Within the material below, find each line bearing the word "Apache" and present it.

**Input material:**
....

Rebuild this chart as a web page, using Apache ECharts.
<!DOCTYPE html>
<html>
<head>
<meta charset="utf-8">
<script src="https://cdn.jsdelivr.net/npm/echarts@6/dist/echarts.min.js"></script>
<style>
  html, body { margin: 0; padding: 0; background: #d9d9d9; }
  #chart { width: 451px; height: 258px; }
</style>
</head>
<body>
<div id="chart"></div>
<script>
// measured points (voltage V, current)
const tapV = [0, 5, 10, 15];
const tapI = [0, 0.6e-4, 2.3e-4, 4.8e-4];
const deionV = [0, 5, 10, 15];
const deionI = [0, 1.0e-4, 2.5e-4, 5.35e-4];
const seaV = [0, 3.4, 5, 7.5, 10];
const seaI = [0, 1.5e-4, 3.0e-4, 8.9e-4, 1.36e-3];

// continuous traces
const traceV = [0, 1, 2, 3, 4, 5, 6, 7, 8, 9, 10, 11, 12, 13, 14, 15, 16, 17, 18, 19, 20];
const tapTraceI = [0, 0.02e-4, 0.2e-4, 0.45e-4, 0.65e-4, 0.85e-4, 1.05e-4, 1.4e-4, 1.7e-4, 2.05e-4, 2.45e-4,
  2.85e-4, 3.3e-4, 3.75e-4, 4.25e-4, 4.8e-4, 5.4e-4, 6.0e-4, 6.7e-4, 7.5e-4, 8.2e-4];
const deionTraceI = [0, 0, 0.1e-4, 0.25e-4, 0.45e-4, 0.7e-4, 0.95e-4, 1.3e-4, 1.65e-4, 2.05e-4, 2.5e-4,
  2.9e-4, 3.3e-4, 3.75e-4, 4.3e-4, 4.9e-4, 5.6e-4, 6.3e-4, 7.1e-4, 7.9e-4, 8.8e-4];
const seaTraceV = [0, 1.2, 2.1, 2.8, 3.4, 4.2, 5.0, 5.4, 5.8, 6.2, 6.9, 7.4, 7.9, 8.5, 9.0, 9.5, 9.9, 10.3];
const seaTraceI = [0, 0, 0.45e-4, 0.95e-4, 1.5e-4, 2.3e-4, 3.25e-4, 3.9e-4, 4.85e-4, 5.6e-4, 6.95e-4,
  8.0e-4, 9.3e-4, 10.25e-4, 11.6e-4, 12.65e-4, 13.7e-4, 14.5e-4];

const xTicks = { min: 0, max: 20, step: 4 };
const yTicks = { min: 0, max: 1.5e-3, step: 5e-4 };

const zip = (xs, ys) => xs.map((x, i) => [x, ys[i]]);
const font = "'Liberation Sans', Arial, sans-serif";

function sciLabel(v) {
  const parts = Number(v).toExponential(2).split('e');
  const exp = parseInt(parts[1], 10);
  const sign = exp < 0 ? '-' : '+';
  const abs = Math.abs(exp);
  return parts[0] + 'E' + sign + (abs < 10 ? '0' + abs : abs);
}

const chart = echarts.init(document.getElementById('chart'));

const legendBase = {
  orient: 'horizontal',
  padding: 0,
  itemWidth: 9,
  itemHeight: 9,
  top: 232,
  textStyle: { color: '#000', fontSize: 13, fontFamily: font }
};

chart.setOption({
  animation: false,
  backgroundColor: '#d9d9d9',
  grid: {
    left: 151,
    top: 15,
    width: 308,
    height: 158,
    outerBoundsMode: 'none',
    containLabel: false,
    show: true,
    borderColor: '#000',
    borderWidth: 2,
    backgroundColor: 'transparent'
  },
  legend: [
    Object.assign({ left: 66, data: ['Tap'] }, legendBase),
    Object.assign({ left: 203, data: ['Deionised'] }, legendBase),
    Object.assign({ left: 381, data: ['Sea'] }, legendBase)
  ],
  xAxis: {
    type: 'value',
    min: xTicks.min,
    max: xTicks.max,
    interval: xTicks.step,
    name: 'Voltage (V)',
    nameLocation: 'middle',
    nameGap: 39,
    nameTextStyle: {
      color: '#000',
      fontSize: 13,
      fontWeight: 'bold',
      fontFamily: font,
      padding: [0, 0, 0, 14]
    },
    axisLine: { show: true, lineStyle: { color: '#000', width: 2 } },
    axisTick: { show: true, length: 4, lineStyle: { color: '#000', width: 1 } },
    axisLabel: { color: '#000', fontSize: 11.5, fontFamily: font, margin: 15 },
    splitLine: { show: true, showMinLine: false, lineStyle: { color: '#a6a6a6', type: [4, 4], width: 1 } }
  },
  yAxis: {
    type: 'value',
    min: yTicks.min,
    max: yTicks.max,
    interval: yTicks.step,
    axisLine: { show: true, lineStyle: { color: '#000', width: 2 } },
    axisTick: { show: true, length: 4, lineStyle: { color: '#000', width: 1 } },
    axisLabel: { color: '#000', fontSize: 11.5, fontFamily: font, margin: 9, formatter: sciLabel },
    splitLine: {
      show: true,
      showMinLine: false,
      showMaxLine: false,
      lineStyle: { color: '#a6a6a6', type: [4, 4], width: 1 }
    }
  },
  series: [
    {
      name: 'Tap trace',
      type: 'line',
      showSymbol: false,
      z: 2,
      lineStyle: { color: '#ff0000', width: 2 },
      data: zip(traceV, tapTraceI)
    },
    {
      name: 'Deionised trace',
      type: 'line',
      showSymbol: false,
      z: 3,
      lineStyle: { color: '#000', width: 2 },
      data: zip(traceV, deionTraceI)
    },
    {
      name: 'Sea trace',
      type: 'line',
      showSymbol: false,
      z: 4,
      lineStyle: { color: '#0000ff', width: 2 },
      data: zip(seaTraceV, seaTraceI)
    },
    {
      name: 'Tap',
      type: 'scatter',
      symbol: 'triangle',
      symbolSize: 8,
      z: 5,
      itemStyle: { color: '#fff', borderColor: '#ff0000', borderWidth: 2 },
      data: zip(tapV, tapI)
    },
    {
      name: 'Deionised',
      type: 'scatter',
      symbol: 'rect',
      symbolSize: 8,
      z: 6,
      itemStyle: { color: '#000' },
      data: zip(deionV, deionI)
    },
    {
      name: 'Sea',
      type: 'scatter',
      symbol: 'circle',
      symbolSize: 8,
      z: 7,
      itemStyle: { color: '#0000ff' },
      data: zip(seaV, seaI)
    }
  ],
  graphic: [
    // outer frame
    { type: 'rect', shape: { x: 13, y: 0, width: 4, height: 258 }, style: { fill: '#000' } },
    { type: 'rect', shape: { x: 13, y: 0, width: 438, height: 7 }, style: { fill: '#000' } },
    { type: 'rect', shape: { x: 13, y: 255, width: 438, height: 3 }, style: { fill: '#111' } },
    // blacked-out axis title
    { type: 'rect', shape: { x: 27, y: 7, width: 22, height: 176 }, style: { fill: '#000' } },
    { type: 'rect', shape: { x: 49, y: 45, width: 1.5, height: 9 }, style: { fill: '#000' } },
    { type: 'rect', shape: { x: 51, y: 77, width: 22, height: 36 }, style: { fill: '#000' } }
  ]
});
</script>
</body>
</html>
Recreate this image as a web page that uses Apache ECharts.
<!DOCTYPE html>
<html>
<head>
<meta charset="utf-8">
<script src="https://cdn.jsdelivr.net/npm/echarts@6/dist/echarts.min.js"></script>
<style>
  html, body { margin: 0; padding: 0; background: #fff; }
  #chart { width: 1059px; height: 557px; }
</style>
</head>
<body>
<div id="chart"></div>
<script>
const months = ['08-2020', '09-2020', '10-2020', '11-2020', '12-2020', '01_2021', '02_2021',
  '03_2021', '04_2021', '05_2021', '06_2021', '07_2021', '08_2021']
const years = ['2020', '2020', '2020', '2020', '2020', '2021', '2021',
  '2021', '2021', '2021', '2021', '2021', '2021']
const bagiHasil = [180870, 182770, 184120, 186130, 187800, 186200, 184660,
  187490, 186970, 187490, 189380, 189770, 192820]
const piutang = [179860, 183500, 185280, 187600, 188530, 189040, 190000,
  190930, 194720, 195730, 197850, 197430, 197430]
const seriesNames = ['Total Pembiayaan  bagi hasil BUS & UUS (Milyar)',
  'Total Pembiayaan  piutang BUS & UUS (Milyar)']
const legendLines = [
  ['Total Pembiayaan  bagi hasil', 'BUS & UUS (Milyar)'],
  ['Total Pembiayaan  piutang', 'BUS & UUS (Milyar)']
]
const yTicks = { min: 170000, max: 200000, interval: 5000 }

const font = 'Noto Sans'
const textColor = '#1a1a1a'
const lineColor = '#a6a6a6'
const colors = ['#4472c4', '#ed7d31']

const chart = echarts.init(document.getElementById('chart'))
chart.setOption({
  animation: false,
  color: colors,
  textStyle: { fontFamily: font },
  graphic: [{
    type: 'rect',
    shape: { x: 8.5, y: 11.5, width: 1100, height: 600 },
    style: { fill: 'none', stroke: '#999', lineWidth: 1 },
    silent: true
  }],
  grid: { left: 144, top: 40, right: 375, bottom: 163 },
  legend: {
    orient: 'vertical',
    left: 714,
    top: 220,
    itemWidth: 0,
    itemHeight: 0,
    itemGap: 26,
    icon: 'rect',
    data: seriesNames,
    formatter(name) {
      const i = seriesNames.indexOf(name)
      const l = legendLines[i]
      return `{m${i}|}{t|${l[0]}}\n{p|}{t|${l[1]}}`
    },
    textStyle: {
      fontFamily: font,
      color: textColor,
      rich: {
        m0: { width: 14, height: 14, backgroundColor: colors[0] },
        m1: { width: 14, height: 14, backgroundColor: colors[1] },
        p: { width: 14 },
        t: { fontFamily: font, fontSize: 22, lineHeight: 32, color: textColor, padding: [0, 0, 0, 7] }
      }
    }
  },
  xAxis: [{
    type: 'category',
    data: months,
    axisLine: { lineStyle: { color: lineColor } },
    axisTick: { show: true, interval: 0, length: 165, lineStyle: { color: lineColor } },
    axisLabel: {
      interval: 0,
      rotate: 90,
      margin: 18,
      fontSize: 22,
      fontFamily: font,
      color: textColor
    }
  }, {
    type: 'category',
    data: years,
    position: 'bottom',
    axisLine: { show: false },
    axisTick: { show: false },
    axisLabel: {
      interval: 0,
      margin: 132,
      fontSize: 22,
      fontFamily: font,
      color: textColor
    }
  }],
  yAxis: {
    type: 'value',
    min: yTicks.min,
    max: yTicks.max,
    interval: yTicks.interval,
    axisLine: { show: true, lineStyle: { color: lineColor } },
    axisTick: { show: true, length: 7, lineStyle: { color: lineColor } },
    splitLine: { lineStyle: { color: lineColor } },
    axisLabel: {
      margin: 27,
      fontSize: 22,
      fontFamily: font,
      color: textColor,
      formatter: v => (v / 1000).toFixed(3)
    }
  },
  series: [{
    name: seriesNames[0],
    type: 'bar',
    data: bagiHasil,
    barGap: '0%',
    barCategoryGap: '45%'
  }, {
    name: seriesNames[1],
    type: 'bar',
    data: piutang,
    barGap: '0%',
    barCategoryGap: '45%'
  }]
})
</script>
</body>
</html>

....

**Written solution:**
Rebuild this chart as a web page, using Apache ECharts.
Recreate this image as a web page that uses Apache ECharts.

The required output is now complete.